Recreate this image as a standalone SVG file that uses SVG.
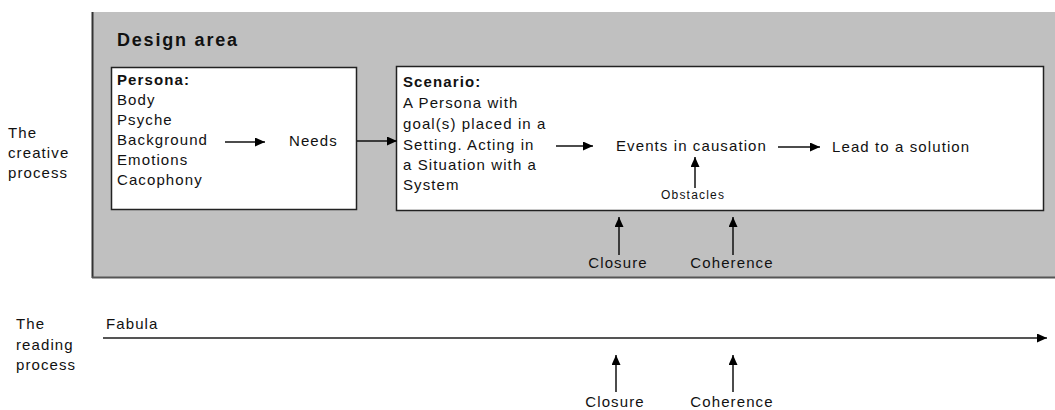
<svg xmlns="http://www.w3.org/2000/svg" width="1055" height="410" viewBox="0 0 1055 410">
<style>
  text { font-family: "Liberation Sans", Arial, sans-serif; fill: #111; }
  .t { font-size: 15px; letter-spacing: 1.1px; }
  .b { font-size: 15px; font-weight: bold; letter-spacing: 1.1px; }
  .h { font-size: 18px; font-weight: bold; letter-spacing: 1.8px; }
  .s { font-size: 12px; letter-spacing: 1.2px; }
  .m { text-anchor: middle; }
  .box { fill: #fff; stroke: #222; stroke-width: 1.5; }
  .c { stroke: #111; stroke-width: 1.5; fill: none; marker-end: url(#ah); }
  .fab { stroke: #555; stroke-width: 2; fill: none; marker-end: url(#ah); }
</style>
<defs>
  <marker id="ah" markerUnits="userSpaceOnUse" markerWidth="11" markerHeight="9" refX="10" refY="4.5" orient="auto">
    <path d="M0,0 L10,4.5 L0,9 z" fill="#000"/>
  </marker>
</defs>
<rect width="1055" height="410" fill="#fff"/>
<g id="design-area">
  <rect x="92" y="12" width="963" height="266" fill="#c0c0c0"/>
  <line x1="92.5" y1="12" x2="92.5" y2="278" stroke="#333" stroke-width="2"/>
  <line x1="92" y1="277.5" x2="1055" y2="277.5" stroke="#555" stroke-width="2"/>
  <text class="h" x="117" y="46">Design area</text>
</g>
<g id="labels-left">
  <text class="t" x="8" y="138">The</text>
  <text class="t" x="8" y="158">creative</text>
  <text class="t" x="8" y="178">process</text>
  <text class="t" x="16" y="329">The</text>
  <text class="t" x="16" y="350">reading</text>
  <text class="t" x="16" y="370">process</text>
</g>
<g id="persona">
  <rect class="box" x="111.5" y="67.5" width="245" height="142"/>
  <text class="b" x="117" y="85">Persona:</text>
  <text class="t" x="117" y="105">Body</text>
  <text class="t" x="117" y="125">Psyche</text>
  <text class="t" x="117" y="145">Background</text>
  <text class="t" x="117" y="165">Emotions</text>
  <text class="t" x="117" y="185">Cacophony</text>
</g>
<g id="needs">
  <text class="t" x="289" y="146">Needs</text>
</g>
<g id="scenario">
  <rect class="box" x="396.5" y="66.5" width="647" height="144"/>
  <text class="b" x="403" y="87">Scenario:</text>
  <text class="t" x="403" y="108">A Persona with</text>
  <text class="t" x="403" y="129">goal(s) placed in a</text>
  <text class="t" x="403" y="150">Setting. Acting in</text>
  <text class="t" x="403" y="170">a Situation with a</text>
  <text class="t" x="403" y="190">System</text>
</g>
<g id="events">
  <text class="t" x="616" y="151">Events in causation</text>
</g>
<g id="lead">
  <text class="t" x="832" y="152">Lead to a solution</text>
</g>
<g id="obstacles">
  <text class="s" x="661" y="199">Obstacles</text>
</g>
<g id="closure-top"><text class="t m" x="618" y="268">Closure</text></g>
<g id="coherence-top"><text class="t m" x="732" y="268">Coherence</text></g>
<g id="fabula"><text class="t" x="106" y="329">Fabula</text></g>
<g id="closure-bottom"><text class="t m" x="615" y="407">Closure</text></g>
<g id="coherence-bottom"><text class="t m" x="732" y="407">Coherence</text></g>
<g id="connectors">
  <line class="c" x1="225" y1="142" x2="265" y2="142"/>
  <line class="c" x1="357" y1="141" x2="397" y2="141"/>
  <line class="c" x1="556" y1="146" x2="593" y2="146"/>
  <line class="c" x1="778" y1="147" x2="820" y2="147"/>
  <line class="c" x1="695" y1="188" x2="695" y2="157"/>
  <line class="c" x1="619" y1="255" x2="619" y2="217"/>
  <line class="c" x1="733" y1="255" x2="733" y2="217"/>
  <line class="c" x1="616" y1="392" x2="616" y2="355"/>
  <line class="c" x1="733" y1="392" x2="733" y2="355"/>
  <line class="fab" x1="103" y1="338" x2="1047" y2="338"/>
</g>
</svg>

# YOUR INSTRUCTIONS
Write out each line again precisely as it appears, skipping every picture.

# OUTPUT FOR THIS EXERCISE
Recreate this image as a standalone SVG file that uses SVG.
<svg xmlns="http://www.w3.org/2000/svg" width="1055" height="410" viewBox="0 0 1055 410">
<style>
  text { font-family: "Liberation Sans", Arial, sans-serif; fill: #111; }
  .t { font-size: 15px; letter-spacing: 1.1px; }
  .b { font-size: 15px; font-weight: bold; letter-spacing: 1.1px; }
  .h { font-size: 18px; font-weight: bold; letter-spacing: 1.8px; }
  .s { font-size: 12px; letter-spacing: 1.2px; }
  .m { text-anchor: middle; }
  .box { fill: #fff; stroke: #222; stroke-width: 1.5; }
  .c { stroke: #111; stroke-width: 1.5; fill: none; marker-end: url(#ah); }
  .fab { stroke: #555; stroke-width: 2; fill: none; marker-end: url(#ah); }
</style>
<defs>
  <marker id="ah" markerUnits="userSpaceOnUse" markerWidth="11" markerHeight="9" refX="10" refY="4.5" orient="auto">
    <path d="M0,0 L10,4.5 L0,9 z" fill="#000"/>
  </marker>
</defs>
<rect width="1055" height="410" fill="#fff"/>
<g id="design-area">
  <rect x="92" y="12" width="963" height="266" fill="#c0c0c0"/>
  <line x1="92.5" y1="12" x2="92.5" y2="278" stroke="#333" stroke-width="2"/>
  <line x1="92" y1="277.5" x2="1055" y2="277.5" stroke="#555" stroke-width="2"/>
  <text class="h" x="117" y="46">Design area</text>
</g>
<g id="labels-left">
  <text class="t" x="8" y="138">The</text>
  <text class="t" x="8" y="158">creative</text>
  <text class="t" x="8" y="178">process</text>
  <text class="t" x="16" y="329">The</text>
  <text class="t" x="16" y="350">reading</text>
  <text class="t" x="16" y="370">process</text>
</g>
<g id="persona">
  <rect class="box" x="111.5" y="67.5" width="245" height="142"/>
  <text class="b" x="117" y="85">Persona:</text>
  <text class="t" x="117" y="105">Body</text>
  <text class="t" x="117" y="125">Psyche</text>
  <text class="t" x="117" y="145">Background</text>
  <text class="t" x="117" y="165">Emotions</text>
  <text class="t" x="117" y="185">Cacophony</text>
</g>
<g id="needs">
  <text class="t" x="289" y="146">Needs</text>
</g>
<g id="scenario">
  <rect class="box" x="396.5" y="66.5" width="647" height="144"/>
  <text class="b" x="403" y="87">Scenario:</text>
  <text class="t" x="403" y="108">A Persona with</text>
  <text class="t" x="403" y="129">goal(s) placed in a</text>
  <text class="t" x="403" y="150">Setting. Acting in</text>
  <text class="t" x="403" y="170">a Situation with a</text>
  <text class="t" x="403" y="190">System</text>
</g>
<g id="events">
  <text class="t" x="616" y="151">Events in causation</text>
</g>
<g id="lead">
  <text class="t" x="832" y="152">Lead to a solution</text>
</g>
<g id="obstacles">
  <text class="s" x="661" y="199">Obstacles</text>
</g>
<g id="closure-top"><text class="t m" x="618" y="268">Closure</text></g>
<g id="coherence-top"><text class="t m" x="732" y="268">Coherence</text></g>
<g id="fabula"><text class="t" x="106" y="329">Fabula</text></g>
<g id="closure-bottom"><text class="t m" x="615" y="407">Closure</text></g>
<g id="coherence-bottom"><text class="t m" x="732" y="407">Coherence</text></g>
<g id="connectors">
  <line class="c" x1="225" y1="142" x2="265" y2="142"/>
  <line class="c" x1="357" y1="141" x2="397" y2="141"/>
  <line class="c" x1="556" y1="146" x2="593" y2="146"/>
  <line class="c" x1="778" y1="147" x2="820" y2="147"/>
  <line class="c" x1="695" y1="188" x2="695" y2="157"/>
  <line class="c" x1="619" y1="255" x2="619" y2="217"/>
  <line class="c" x1="733" y1="255" x2="733" y2="217"/>
  <line class="c" x1="616" y1="392" x2="616" y2="355"/>
  <line class="c" x1="733" y1="392" x2="733" y2="355"/>
  <line class="fab" x1="103" y1="338" x2="1047" y2="338"/>
</g>
</svg>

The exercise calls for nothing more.